In the end, the judge dropped the segregation charge but convicted her of disturbing the peace and assault, and the court placed her on probation because that meant she avoided jail and was left with a record.
The outcome disappointed some supporters who had hoped her case might lead to a legal breakthrough.
As a result, NAACP officials had initially decided not to make her the centre of a legal campaign, since some had worried that her conviction and her working-class background would draw negative attention.
Others believed that a more established figure with a steady job and no complications would have a better chance of winning public sympathy.
Nevertheless, Colvin had eventually played a key role in Browder v. Gayle, the case that struck down bus segregation in Montgomery.

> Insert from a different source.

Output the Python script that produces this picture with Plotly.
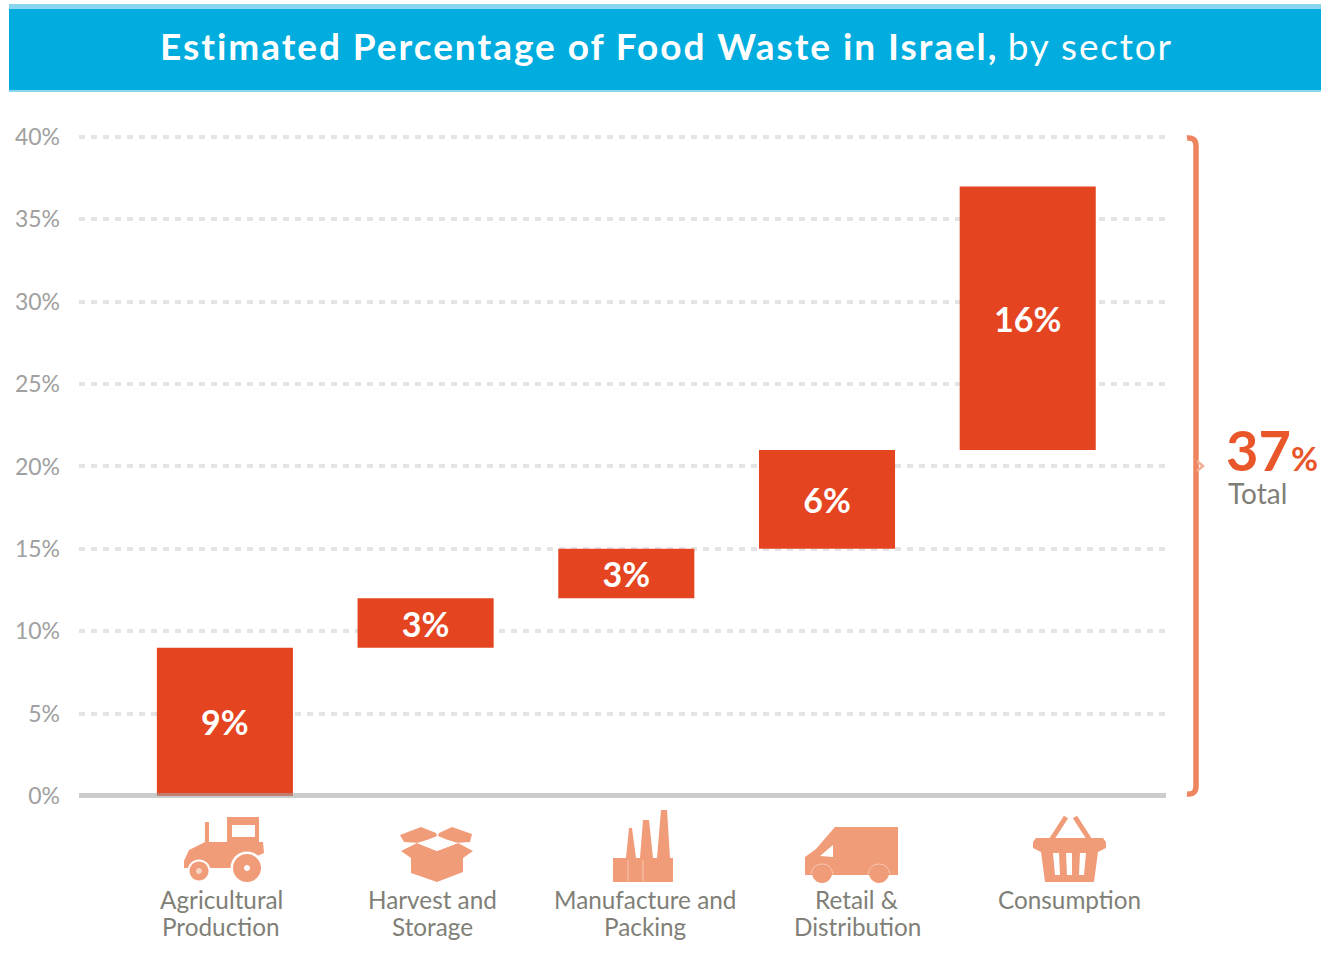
import re
import plotly.graph_objects as go

# Sector data
sectors = ["Agricultural<br>Production", "Harvest and<br>Storage", "Manufacture and<br>Packing",
           "Retail &<br>Distribution", "Consumption"]
waste_pct = [9, 3, 3, 6, 16]
base_pct = [0, 9, 12, 15, 21]
y_ticks = [0, 5, 10, 15, 20, 25, 30, 35, 40]
y_labels = ["0%", "5%", "10%", "15%", "20%", "25%", "30%", "35%", "40%"]
total_pct = 37
title_bold = "Estimated Percentage of Food Waste in Israel,"
title_light = "by sector"

# Page geometry in pixels; the plot area runs slightly past 40 so its gridline is kept
W, H = 1321, 956
L, R, T, B = 79, 1166, 135, 796
Y_TOP = 40.12
FONT = "Lato"
RED = "#E44420"
ORANGE = "#F19C78"
TEXT = "#7F7F78"


def fx(x):
    return (x - L) / (R - L)


def fy(y):
    return (B - y) / (B - T)


def to_paper(path):
    """Convert an SVG path written in page pixels to paper coordinates."""
    return re.sub(r"(-?[\d.]+),(-?[\d.]+)",
                  lambda m: f"{fx(float(m[1])):.5f},{fy(float(m[2])):.5f}", path)


def solid(path, color=ORANGE):
    return dict(type="path", xref="paper", yref="paper", path=to_paper(path),
                fillcolor=color, line=dict(width=0), layer="above")


def stroke(path, color=ORANGE, width=5):
    return dict(type="path", xref="paper", yref="paper", path=to_paper(path),
                line=dict(color=color, width=width), layer="above")


def poly(*pts):
    return "M" + " L".join(f"{x},{y}" for x, y in pts) + " Z"


def circle(cx, cy, r):
    k = 0.5523 * r
    return (f"M{cx - r},{cy} C{cx - r},{cy - k} {cx - k},{cy - r} {cx},{cy - r} "
            f"C{cx + k},{cy - r} {cx + r},{cy - k} {cx + r},{cy} "
            f"C{cx + r},{cy + k} {cx + k},{cy + r} {cx},{cy + r} "
            f"C{cx - k},{cy + r} {cx - r},{cy + k} {cx - r},{cy} Z")


shapes = [
    # Header band
    dict(type="rect", xref="paper", yref="paper", x0=fx(9), x1=fx(1321), y0=fy(92), y1=fy(4),
         fillcolor="#8AD6EF", line=dict(width=0), layer="above"),
    dict(type="rect", xref="paper", yref="paper", x0=fx(9), x1=fx(1321), y0=fy(90), y1=fy(9),
         fillcolor="#00ADDE", line=dict(width=0), layer="above"),
    # Baseline, tinting the foot of the first bar
    dict(type="line", xref="paper", yref="paper", x0=fx(79), x1=fx(1166), y0=fy(795.5), y1=fy(795.5),
         line=dict(color="rgba(165,167,167,0.58)", width=5), layer="above"),
    # Brace spanning the whole scale
    stroke("M1187,138 Q1196,137 1196,146 L1196,786 Q1196,795 1187,794", "#EE8560", 5.5),
    stroke("M1197,461 L1203,466 L1197,471", "#F4AE94", 2.5),
]

# Tractor
shapes += [
    solid(poly((227, 817), (259, 817), (259, 842), (263, 842), (264, 853), (231, 868), (184, 868),
               (184, 861), (189, 850), (205, 842), (227, 842))),
    solid(poly((205, 822), (209, 822), (209, 843), (205, 843))),
    solid(poly((232, 825), (255, 825), (255, 837), (232, 837)), "#FFFFFF"),
    solid(circle(247, 868, 16.5), "#FFFFFF"),
    solid(circle(247, 868, 14)),
    solid(circle(247, 868, 3), "#FFFFFF"),
    solid(circle(199, 871, 11.5), "#FFFFFF"),
    solid(circle(199, 871, 9.5)),
    solid(circle(199, 871, 3), "#F9D5C5"),
]

# Open box
shapes += [
    solid(poly((400, 835), (421, 827), (436, 833), (437, 836), (420, 843), (404, 842))),
    solid(poly((438, 836), (439, 833), (452, 827), (472, 834), (470, 842), (455, 843))),
    solid(poly((417, 843), (437, 851), (458, 843), (473, 851), (463, 858), (463, 872),
               (437, 882), (411, 873), (411, 858), (401, 851))),
    solid(poly((417, 843), (437, 837), (458, 843), (437, 851)), "#FFFFFF"),
]

# Factory
shapes += [
    solid(poly((613, 858), (626, 858), (629, 828), (632, 828), (636, 858), (640, 858), (643, 820),
               (649, 820), (653, 858), (657, 858), (661, 810), (667, 810), (670, 858), (673, 858),
               (673, 882), (613, 882))),
    stroke("M643,860 L643,881", "#F7C6B0", 1),
    stroke("M628,860 L628,881", "#F7C6B0", 1),
]

# Delivery van
shapes += [
    solid(poly((835, 827), (898, 827), (898, 875), (805, 875), (805, 857), (816, 849))),
    solid(circle(822, 873, 10)),
    solid(circle(879, 873, 10)),
    stroke("M868,874 Q870,864 879,864 Q888,864 890,874", "#F7C6B0", 1),
    stroke("M811,874 Q813,864 822,864 Q831,864 833,874", "#F7C6B0", 1),
    solid(poly((833, 845), (833, 857), (820, 856)), "#FFFFFF"),
]

# Shopping basket
shapes += [
    solid(poly((1036, 838), (1103, 838), (1106, 842), (1106, 848), (1098, 852), (1094, 882),
               (1045, 882), (1041, 852), (1033, 848), (1033, 842))),
    solid(poly((1053, 853), (1059, 853), (1060, 875), (1055, 875)), "#FFFFFF"),
    solid(poly((1066, 853), (1072, 853), (1072, 875), (1067, 875)), "#FFFFFF"),
    solid(poly((1080, 853), (1086, 853), (1084, 875), (1079, 875)), "#FFFFFF"),
    stroke("M1066,817 L1048,845", "#F19C78", 5),
    stroke("M1075,817 L1093,845", "#F19C78", 5),
]

annotations = [
    dict(text=(f"<span style='letter-spacing:1.95px'><b>{title_bold}</b></span> "
               f"<span style='letter-spacing:1.8px'>{title_light}</span>"),
         x=fx(666), y=fy(45), font=dict(size=37, color="#FFFFFF")),
    dict(text=f"<b>{total_pct}<span style='font-size:33px'>%</span></b>", x=fx(1224), y=fy(449), xanchor="left",
         font=dict(size=56, color="#E8562A")),
    dict(text="Total", x=fx(1226), y=fy(493), xanchor="left", font=dict(size=28, color=TEXT)),
]

# Sector captions under the icons
caption_x = [221, 432, 645, 857, 1069]
for name, cx in zip(sectors, caption_x):
    for row, line in enumerate(name.split("<br>")):
        annotations.append(dict(text=line, x=fx(cx), y=fy(899 + row * 27), font=dict(size=24.3, color=TEXT)))

for a in annotations:
    a.update(xref="paper", yref="paper", showarrow=False)
    a.setdefault("xanchor", "center")
    a.setdefault("yanchor", "middle")

fig = go.Figure(go.Bar(
    x=sectors, y=waste_pct, base=base_pct, width=0.678,
    marker=dict(color=RED, line=dict(width=0)),
    text=[f"{v}%" for v in waste_pct], textposition="inside", insidetextanchor="middle",
    textangle=0, constraintext="none",
    textfont=dict(family=FONT, size=34, color="#FFFFFF", weight="bold"),
    hoverinfo="skip",
))

fig.update_layout(
    width=W, height=H, autosize=False,
    margin=dict(l=L, r=W - R, t=T, b=H - B, pad=0),
    paper_bgcolor="#FFFFFF", plot_bgcolor="#FFFFFF",
    font=dict(family=FONT),
    showlegend=False,
    shapes=shapes, annotations=annotations,
    xaxis=dict(range=[-0.727, 4.689], showgrid=False, zeroline=False, showline=False,
               showticklabels=False, ticks=""),
    yaxis=dict(range=[0, Y_TOP], tickvals=y_ticks, ticktext=y_labels, ticks="", ticklabelstandoff=18,
               tickfont=dict(size=23, color="#A0A0A0", family=FONT),
               showgrid=True, gridcolor="#E4E4E4", gridwidth=4, griddash="6px,6px",
               zeroline=False, showline=False),
)

fig.write_html("out.html")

In 1956, she joined three other women, Aurelia Browder, Susie McDonald, and Mary Louise Smith, who served as plaintiffs, and her testimony ultimately helped the federal court rule on 13 November that the city’s bus system violated the Constitution.
The Supreme Court upheld that ruling on 17 December 1956, and the legal end of segregated buses in Montgomery took effect shortly afterwards.
After the trial, Colvin had returned to school but had found herself increasingly isolated as some classmates supported her and others avoided her.
Some adults in her neighbourhood had expressed concern, and job opportunities in Montgomery had become difficult to find.
She had a child in March 1956, which likely added to the perception among civil rights leaders that she no longer suited their image of a test case.
Eventually, she moved to New York City, where she later attended nursing school in Manhattan before settling in the Bronx, where she worked as a nurse’s aide at a retirement home.
She held that job for more than thirty years. During that time, she had rarely spoken publicly about her role in the civil rights movement, as few people outside her immediate family even knew what she had done.
Her mother once told her, "Let Rosa be the one. White people aren’t going to bother Rosa. They like her."
Decades later, scholars began to re-examine her story as authors and filmmakers gradually began to include her name in books and documentaries, and journalists started to examine her impact in newspaper articles.
In 2009, the state of Alabama issued a resolution to acknowledge her contributions and, in 2021, a judge formally expunged her record after legal efforts by her supporters.
In recent years, she has received invitations to speak and attend commemorations.
However, the long delay in recognition had left her with mixed feelings. She has publicly expressed pride in what she did and regret that the movement kept her out of the public story.
Her story reminds historians that civil rights change often depended on many people who acted without reward or recognition.
Both Claudette Colvin and Rosa Parks refused to give up their seats on Montgomery buses, and both faced arrest for disobeying segregation laws.
Yet Parks became the public figure chosen to symbolise the cause. She had served as secretary of the Montgomery NAACP, worked in a steady job, and had an established reputation in the community.
At the time, civil rights leaders generally believed they needed someone who had an impeccable public image.
Colvin was intelligent and brave, had legal troubles, and relatively soon became a single mother.
That fact made some leaders fear that the press would use her personal life to discredit the movement’s aims.
Still, Colvin’s earlier action laid the foundation for the boycott and the legal battle that followed as her involvement in Browder v. Gayle brought an end to bus segregation in the courts and changed practices on the streets.
While Parks became the icon, Colvin helped deliver the legal victory.
For many years, textbooks and documentaries left her name out of the story, and that silence has slowly begun to change.
Her defiance had largely grown from legal lessons taught by committed teachers and from a firm personal conviction, and it gave the civil rights movement one of its earliest examples of student protest.
Her story arguably belongs among the first sparks that lit the struggle for racial justice in America.